Curiouser and Curiouser...

The Reconstruction Racket
American Progress Report: August 5th, 2004

$1.9 billion in contracts for Halliburton and other American contractors that were supposed to be financed with money approved by the U.S. have been paid for with Iraqi money. Why? According to The Washington Post, the Iraqi funds "were governed by fewer restrictions and less rigorous oversight." The use of Iraqi money allowed the (now-defunct) U.S.-led Coalition Provisional Authority "to bypass U.S. contracting rules on competition, oversight and monitoring for controversial projects." One contract was shifted over to Iraqi funds after a company that was contracted to create new media outlets chartered a jet "to fly in a Hummer H2 and a Ford pickup truck for the program manager's use." According to Anthea Lawson, an analyst for Christian Aid, "American firms [were] charging 10 times as much as Iraqi firms for construction work."

CPA DISHONEST ABOUT HOW IRAQI FUNDS WERE SPENT: Previously, the U.S.-controlled Coalition Provisional Authority had claimed "that most of the contracts paid from Iraqi money [from oil sales] went to Iraqi companies." But in total, "at least 85 percent of the total $2.26 billion [of Iraqi money] was obligated to U.S. companies." The contracts awarded to U.S. firms "may be worth several hundred million more once the work is completed."

NO RECORDS, NO COMPETITION: Moreover, newly released documents reveal "the CPA at times violated its own rules, authorizing Iraqi money when it didn't have a quorum or proper Iraqi representation at meetings, and kept such sloppy records that the paperwork for several major contracts could not be found." During the first part of the occupation the CPA "depended heavily on no-bid contracts that were questioned by auditors." Iraqi officials were given "little say in the use of their own country's money." Iraqi companies were not able to "get through the heavily guarded gates of the occupation headquarters in the Green Zone to meet with contracting officers."

HALLIBURTON SHOWERED WITH IRAQI CASH: Most of the Iraqi funds - $1.66 billion – were paid to Halliburton subsidiary KBR to import fuel for Iraq.
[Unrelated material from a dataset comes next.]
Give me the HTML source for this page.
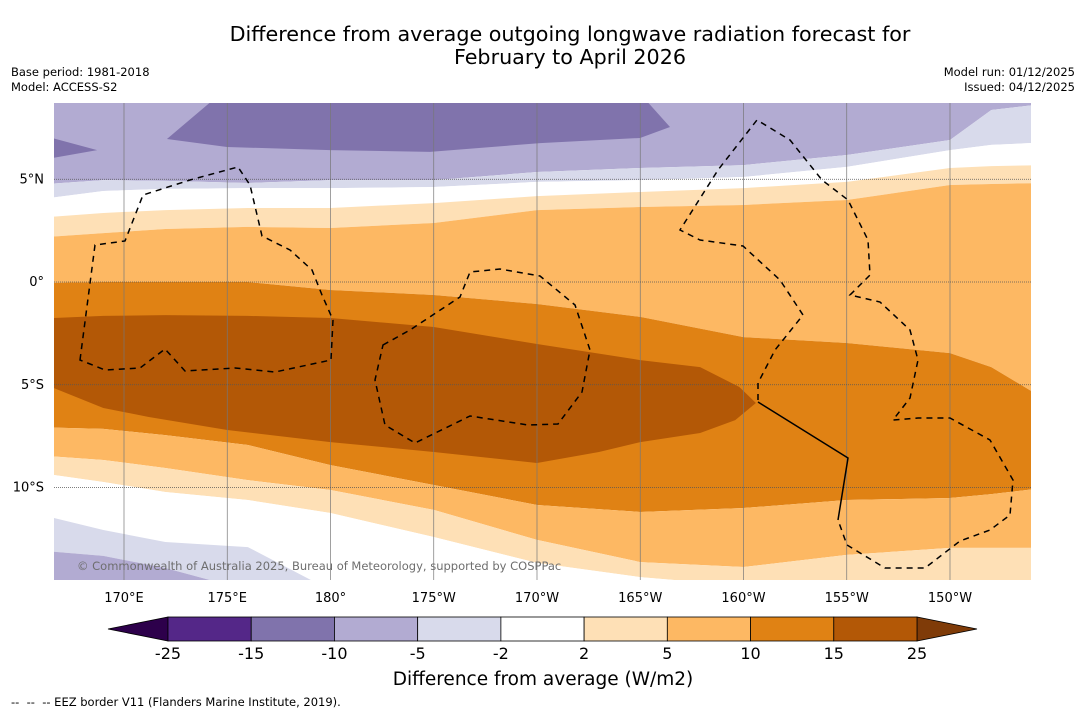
<!DOCTYPE html>
<html><head><meta charset="utf-8">
<style>
body{margin:0;background:#fff;width:1085px;height:713px;overflow:hidden;font-family:"DejaVu Sans","Liberation Sans",sans-serif;}
svg{position:absolute;left:0;top:0;font-family:"DejaVu Sans","Liberation Sans",sans-serif;}
</style></head>
<body>
<svg id="chart" width="1085" height="713" xmlns="http://www.w3.org/2000/svg">
<text x="570" y="41" font-size="20.7" text-anchor="middle" fill="#000">Difference from average outgoing longwave radiation forecast for</text>
<text x="570" y="64" font-size="20.7" text-anchor="middle" fill="#000">February to April 2026</text>
<text x="11" y="76" font-size="11.5">Base period: 1981-2018</text>
<text x="11" y="91" font-size="11.5">Model: ACCESS-S2</text>
<text x="1075" y="76" font-size="11.5" text-anchor="end">Model run: 01/12/2025</text>
<text x="1075" y="91" font-size="11.5" text-anchor="end">Issued: 04/12/2025</text>
<defs><clipPath id="mapclip"><rect x="54" y="103" width="977" height="477"/></clipPath></defs>
<g id="map" clip-path="url(#mapclip)"></g>
<g id="axes"></g>
<g id="cbar"></g>
<text x="543" y="685" font-size="18.5" text-anchor="middle">Difference from average (W/m2)</text>
<text x="11" y="706" font-size="11.5" xml:space="preserve">--  --  -- EEZ border V11 (Flanders Marine Institute, 2019).</text>
</svg>
<script>
// ---- data ----
const lons = [166.6,169,172,176,180,185,190,195,200,205,210,212,213.9];
const latTop = 8.75, latBot = -14.5;
const b2  = [4.72,4.96,4.92,4.82,4.96,4.96,5.35,5.55,5.69,6.18,6.91,8.37,8.71];
const b3  = [3.99,4.43,4.53,4.57,4.57,4.62,4.87,4.96,5.11,5.60,6.42,6.67,6.81];
const b4  = [3.11,3.36,3.50,3.60,3.60,3.84,4.18,4.38,4.57,4.87,5.55,5.64,5.69];
const b5  = [2.14,2.38,2.58,2.68,2.63,2.87,3.50,3.65,3.75,3.99,4.72,4.77,4.82];
const b6  = [-0.05,0,0,0,-0.39,-0.63,-1.07,-1.70,-2.68,-2.97,-3.46,-4.14,-5.89];
const b9  = [-7.06,-7.15,-7.45,-7.93,-8.91,-9.88,-10.85,-11.19,-11.00,-10.61,-10.51,-10.32,-9.98];
const b10 = [-8.42,-8.66,-9.05,-9.64,-10.12,-11.09,-12.55,-13.63,-13.87,-13.28,-12.94,-12.94,-12.94];
const b11 = [-9.25,-9.73,-10.22,-10.61,-11.24,-12.41,-13.67,-14.36,-14.79,-15,-15,-15,-15];
const b12 = [-11.24,-12.07,-12.65,-12.90,-15,-15,-15,-15,-15,-15,-15,-15,-15];
const b13 = [-13.04,-13.33,-13.92,-15,-15,-15,-15,-15,-15,-15,-15,-15,-15];
const coreUpper = [[166.6,-1.75],[169,-1.65],[172,-1.61],[176,-1.65],[180,-1.75],[185,-2.19],[190,-3.02],[195,-3.80],[197.9,-4.14],[199.8,-5.11],[200.6,-5.89]];
const coreLower = [[199.6,-6.72],[197.9,-7.35],[195,-7.79],[193,-8.27],[190,-8.81],[185,-8.27],[180,-7.79],[175,-7.20],[171.2,-6.57],[169,-6.13],[166.6,-5.16]];
const blobTop = [[174.36,8.9],[195.23,8.9],[196.44,7.54],[194.99,7.01],[190.15,6.76],[184.82,6.33],[179.98,6.42],[174.99,6.57],[172.08,6.96]];
const blobLeft = [[166.0,7.15],[168.7,6.42],[166.0,5.94]];
const lonTicks = [170,175,180,185,190,195,200,205,210];
const lonTickLabels = ["170°E","175°E","180°","175°W","170°W","165°W","160°W","155°W","150°W"];
const latTicks = [5,0,-5,-10];
const latTickLabels = ["5°N","0°","5°S","10°S"];
const levelLabels = ["-25","-15","-10","-5","-2","2","5","10","15","25"];
const levelColors = ["#542788","#8073ac","#b2abd2","#d8daeb","#ffffff","#fee0b6","#fdb863","#e08214","#b35806"];
const extLow = "#2d004b", extHigh = "#7f3b08";

// ---- axes functions ----
const xS = lon => 124 + (lon-170)*20.65;
const yS = lat => 282 - lat*20.55;
const NS = "http://www.w3.org/2000/svg";
function mk(tag, attrs, parent){const e=document.createElementNS(NS,tag);for(const k in attrs)e.setAttribute(k,attrs[k]);parent.appendChild(e);return e;}
const map = document.getElementById('map');
function bandPts(upper, lower){
  const p=[];
  lons.forEach((lo,i)=>p.push(xS(lo-(i==0?1:0)-(i==lons.length-1?-1:0))+','+yS(upper[i])));
  for(let i=lons.length-1;i>=0;i--)p.push(xS(lons[i]-(i==0?1:0)-(i==lons.length-1?-1:0))+','+yS(lower[i]));
  return p.join(' ');
}
const topArr = lons.map(()=>latTop+1), botArr = lons.map(()=>latBot-1);
const bands = [
  [topArr,b2,"#b2abd2","band-minus10-minus5-north"],
  [b2,b3,"#d8daeb","band-minus5-minus2-north"],
  [b3,b4,"#ffffff","band-neutral-north"],
  [b4,b5,"#fee0b6","band-2-5-north"],
  [b5,b6,"#fdb863","band-5-10-north"],
  [b6,b9,"#e08214","band-10-15"],
  [b9,b10,"#fdb863","band-5-10-south"],
  [b10,b11,"#fee0b6","band-2-5-south"],
  [b11,b12,"#ffffff","band-neutral-south"],
  [b12,b13,"#d8daeb","band-minus5-minus2-south"],
  [b13,botArr,"#b2abd2","band-minus10-minus5-south"]
];
bands.forEach(b=>{
  const el = mk('polygon',{points:bandPts(b[0],b[1]),fill:b[2]},map);
  
  
});
function polyPts(arr){return arr.map(p=>xS(p[0])+','+yS(p[1])).join(' ');}
const core = mk('polygon',{points:polyPts(coreUpper.concat(coreLower)),fill:"#b35806"},map);


const blob = mk('polygon',{points:polyPts(blobTop),fill:"#8073ac"},map);


const blob2 = mk('polygon',{points:polyPts(blobLeft),fill:"#8073ac"},map);



lonTicks.forEach((lo,i)=>{
  const g = mk('line',{x1:xS(lo),x2:xS(lo),y1:103,y2:580,stroke:"#777","stroke-width":0.7},map);
  
  
});
latTicks.forEach(la=>{
  const g = mk('line',{x1:54,x2:1031,y1:yS(la),y2:yS(la),stroke:"#555","stroke-width":0.7,"stroke-dasharray":"1,1"},map);
  
  
});
const eez = [
 "M80,360 L95,245 L125,241 L143,195 L190,180 L238,167 L250,185 L262,236 L290,250 L312,270 L322,295 L333,320 L331,360 L275,372 L235,368 L185,371 L165,349 L140,368 L105,370 Z",
 "M383,345 L410,330 L460,297 L470,272 L500,269 L540,276 L575,305 L590,350 L582,392 L558,424 L528,425 L470,416 L415,443 L385,425 L375,380 Z",
 "M758,400 L758,383 L775,350 L803,315 L780,280 L743,246 L700,240 L680,230 L718,170 L757,120 L790,140 L822,180 L848,200 L868,240 L870,275 L850,295 L880,302 L910,330 L918,360 L910,398 L893,420 L918,418 L950,418 L990,440 L1013,480 L1010,515 L990,530 L960,541 L925,568 L885,568 L847,545 L838,520",
];
eez.forEach(d=>{
  const p = mk('path',{d:d,fill:"none",stroke:"#000","stroke-width":1.5,"stroke-dasharray":"6,5"},map);
  
  
});
const solid = mk('path',{d:"M758,402 L848,458 L838,520",fill:"none",stroke:"#000","stroke-width":1.5},map);


const copy = mk('text',{x:77,y:570,"font-size":11.5,fill:"#6e6e6e"},map);
copy.textContent = "© Commonwealth of Australia 2025, Bureau of Meteorology, supported by COSPPac";



const axes = document.getElementById('axes');
lonTicks.forEach((lo,i)=>{
  const t = mk('text',{x:xS(lo),y:602,"font-size":13,"text-anchor":"middle"},axes);
  t.textContent = lonTickLabels[i];
  
  
});
latTicks.forEach((la,i)=>{
  const t = mk('text',{x:44,y:yS(la)+4,"font-size":13,"text-anchor":"end"},axes);
  t.textContent = latTickLabels[i];
  
  
});

const cb = document.getElementById('cbar');
const cx0 = 168, cw = (917-168)/levelColors.length, cy = 617, ch = 24;
const lt = mk('polygon',{points:`108,${cy+ch/2} ${cx0},${cy} ${cx0},${cy+ch}`,fill:extLow,stroke:"#000","stroke-width":0.8},cb);


const rt = mk('polygon',{points:`977,${cy+ch/2} 917,${cy} 917,${cy+ch}`,fill:extHigh,stroke:"#000","stroke-width":0.8},cb);


levelColors.forEach((c,i)=>{
  const r = mk('rect',{x:cx0+i*cw,y:cy,width:cw,height:ch,fill:c,stroke:"#000","stroke-width":0.8},cb);
  
  
});
levelLabels.forEach((l,i)=>{
  const t = mk('text',{x:cx0+i*cw,y:659,"font-size":16,"text-anchor":"middle"},cb);
  t.textContent = l;
  
  
});
</script>
</body></html>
That contract – tacked onto a no-bid contract – is now "the subject of several investigations after allegations surfaced that a subcontractor for Houston-based KBR overcharged by as much as $61 million for the fuel." Before the KBR contract was expanded, Mohammed Aboush, who was a director general in the oil ministry during the occupation, told the Americans at the CPA "that the Iraqis felt KBR's performance had been inadequate and that he'd prefer that another company take over its work."
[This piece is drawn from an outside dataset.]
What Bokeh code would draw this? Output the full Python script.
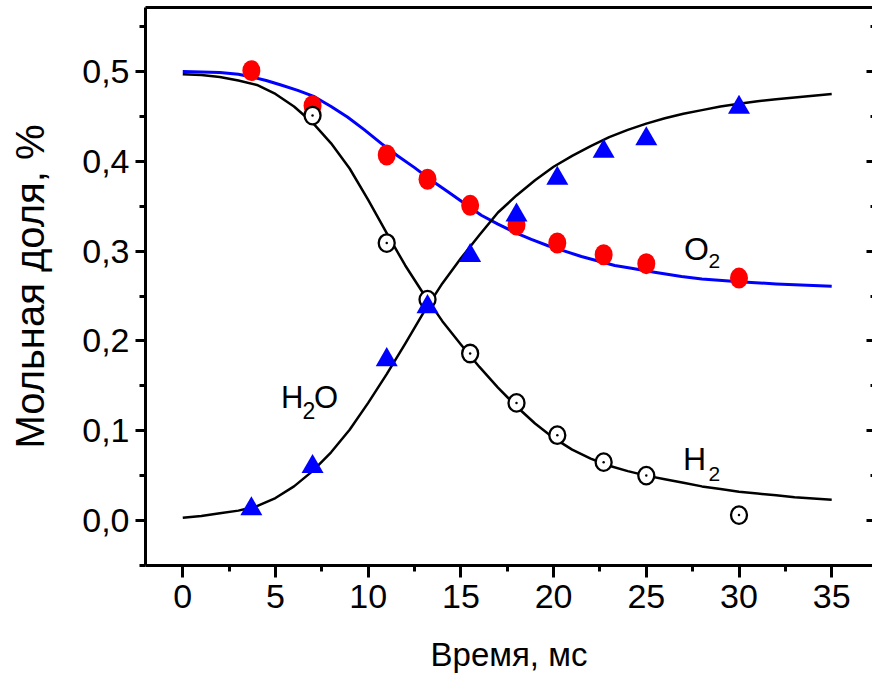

INVESTIGATIONS INTO HALLIBURTON MALFEASANCE MOUNT: The SEC announced yesterday "the U.S. Securities and Exchange Commission expanded an investigation into payments related to a $5 billion Nigerian contract when the company was led by Dick Cheney." There are allegations that the payments were bribes. Halliburton also faces "a Justice Department investigation into business with Iran when Cheney was chief executive and a Pentagon inquiry into allegations of overpayment in Iraq, where it is now the largest U.S. contractor." On Tuesday, "Halliburton agreed...to pay $7.5 million to settle a commission investigation that said the company secretly changed accounting practices to increase net profit for 1998 and 1999," while the company was under Cheney's control.
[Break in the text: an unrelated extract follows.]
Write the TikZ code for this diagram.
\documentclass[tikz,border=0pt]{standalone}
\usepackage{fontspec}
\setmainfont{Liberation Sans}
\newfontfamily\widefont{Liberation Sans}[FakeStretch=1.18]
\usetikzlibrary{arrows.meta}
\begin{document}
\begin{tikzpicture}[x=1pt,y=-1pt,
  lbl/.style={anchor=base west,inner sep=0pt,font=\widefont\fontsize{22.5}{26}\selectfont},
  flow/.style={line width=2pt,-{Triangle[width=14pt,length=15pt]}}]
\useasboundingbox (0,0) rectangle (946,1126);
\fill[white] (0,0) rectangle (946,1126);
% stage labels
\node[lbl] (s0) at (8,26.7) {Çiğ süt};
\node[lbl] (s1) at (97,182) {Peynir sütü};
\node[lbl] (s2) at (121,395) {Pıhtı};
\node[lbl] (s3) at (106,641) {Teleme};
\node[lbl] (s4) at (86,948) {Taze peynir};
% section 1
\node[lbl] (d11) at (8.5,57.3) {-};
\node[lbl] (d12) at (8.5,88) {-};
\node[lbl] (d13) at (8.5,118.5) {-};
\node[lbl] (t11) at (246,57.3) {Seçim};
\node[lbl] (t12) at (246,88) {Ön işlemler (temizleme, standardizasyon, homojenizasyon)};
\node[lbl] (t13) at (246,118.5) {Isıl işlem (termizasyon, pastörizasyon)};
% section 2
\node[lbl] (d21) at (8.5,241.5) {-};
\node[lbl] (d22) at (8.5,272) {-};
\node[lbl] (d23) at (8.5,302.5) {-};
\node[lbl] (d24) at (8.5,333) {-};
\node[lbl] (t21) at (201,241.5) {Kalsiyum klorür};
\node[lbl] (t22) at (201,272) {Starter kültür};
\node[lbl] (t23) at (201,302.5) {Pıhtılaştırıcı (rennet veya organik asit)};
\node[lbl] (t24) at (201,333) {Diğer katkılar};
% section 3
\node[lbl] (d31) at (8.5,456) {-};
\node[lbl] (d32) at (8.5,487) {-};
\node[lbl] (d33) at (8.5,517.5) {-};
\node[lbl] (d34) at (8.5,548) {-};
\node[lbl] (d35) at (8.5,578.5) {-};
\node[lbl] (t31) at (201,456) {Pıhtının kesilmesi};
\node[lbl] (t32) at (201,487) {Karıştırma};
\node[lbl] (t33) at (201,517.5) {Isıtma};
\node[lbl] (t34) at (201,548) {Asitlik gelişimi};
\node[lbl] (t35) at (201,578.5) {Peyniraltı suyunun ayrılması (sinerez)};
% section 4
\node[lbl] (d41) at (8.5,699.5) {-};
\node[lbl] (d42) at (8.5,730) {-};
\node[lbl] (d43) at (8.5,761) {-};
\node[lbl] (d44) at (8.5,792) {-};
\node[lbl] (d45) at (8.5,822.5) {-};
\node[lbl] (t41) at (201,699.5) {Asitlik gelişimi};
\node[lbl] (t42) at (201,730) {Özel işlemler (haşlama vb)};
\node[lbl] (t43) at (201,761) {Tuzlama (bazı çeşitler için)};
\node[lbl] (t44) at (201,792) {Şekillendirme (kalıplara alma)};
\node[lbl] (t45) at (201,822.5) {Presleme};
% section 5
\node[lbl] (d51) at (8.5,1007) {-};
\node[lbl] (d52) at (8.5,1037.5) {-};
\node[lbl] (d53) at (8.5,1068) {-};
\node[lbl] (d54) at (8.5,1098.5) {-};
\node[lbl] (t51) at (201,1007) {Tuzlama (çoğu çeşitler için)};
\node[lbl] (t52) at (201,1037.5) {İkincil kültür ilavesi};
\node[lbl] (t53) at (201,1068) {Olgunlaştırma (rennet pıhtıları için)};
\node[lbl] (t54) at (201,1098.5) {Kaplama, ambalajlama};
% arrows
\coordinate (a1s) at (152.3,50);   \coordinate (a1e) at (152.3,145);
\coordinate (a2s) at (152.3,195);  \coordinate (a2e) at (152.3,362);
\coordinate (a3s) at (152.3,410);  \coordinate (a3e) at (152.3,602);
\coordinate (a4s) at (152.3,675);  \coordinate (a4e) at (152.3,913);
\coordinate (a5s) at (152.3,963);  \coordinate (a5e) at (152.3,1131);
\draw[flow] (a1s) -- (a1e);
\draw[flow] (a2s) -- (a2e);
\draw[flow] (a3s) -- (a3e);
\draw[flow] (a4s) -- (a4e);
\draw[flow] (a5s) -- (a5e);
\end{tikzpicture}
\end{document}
THE FORGOTTEN VICTIMS: Stockholders and high-level management have profited handsomely from the enormous government contracts given to U.S. firms in Iraq. Meanwhile, at least 110 contractors working for U.S. firms have died. The number could be even higher: "the Pentagon does not keep an official count, and many companies do not announce when their employees in Iraq are killed." Seven contractors died during the first Gulf War. The death toll this time around has "created an overlooked subculture of war-related grief, one in which contractors' families confront a bureaucracy that is largely inventing procedures on the fly."